In a formal proposal made in January 2020, the FMCSA stated its intention of conducting another large-truck crash causation study. This study would take the new factors into account that are reported in tow-away, injury and fatal crashes. The FMCSA is fielding comments on how to best approach this new study: for example, whether it should use a nationally representative sampling or a convenience sampling.
Technological changes are not the only changes to consider. Roadway designs have changed, and drivers’ behaviors are being shaped by the presence of safety features like automatic emergency braking. The FMCSA intends to create crash prevention strategies even for vehicles with Level 4 (high) or Level 5 (full) automation.
It will also gauge the effectiveness of current driver-assistance systems and determine what should be incorporated in future automated driving systems for commercial fleets. The study will undoubtedly benefit, considering how fatal large-truck crashes have gone up 5.7% from 2016 to 2018.

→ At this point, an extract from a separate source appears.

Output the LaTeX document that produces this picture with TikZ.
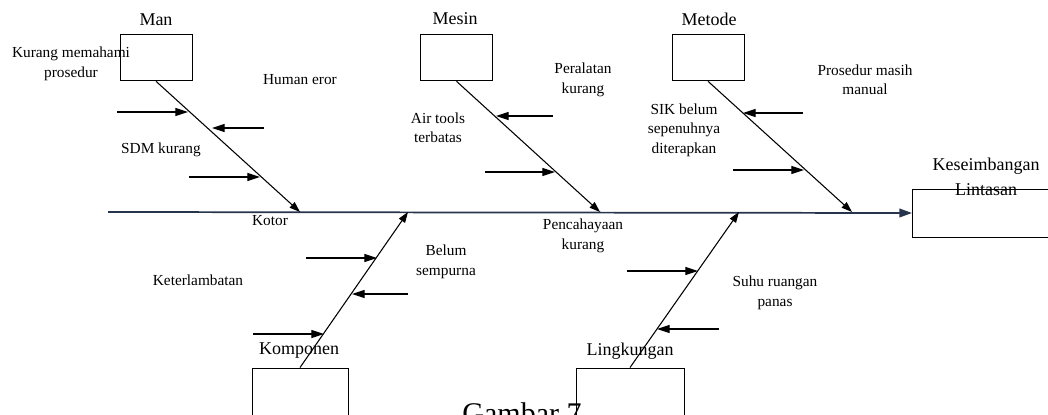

Besides distractions, there are a number of things that can contribute to truck crashes, including alcohol, drugs and lack of sleep. Those who are injured by jackknifed trucks, trucks that drift out of their lane or trucks that run traffic lights may file a claim against the trucking company. With a lawyer, they might be able to achieve a fair settlement out of court. Trucking companies can be aggressive in denying claims, though, so litigation may be necessary.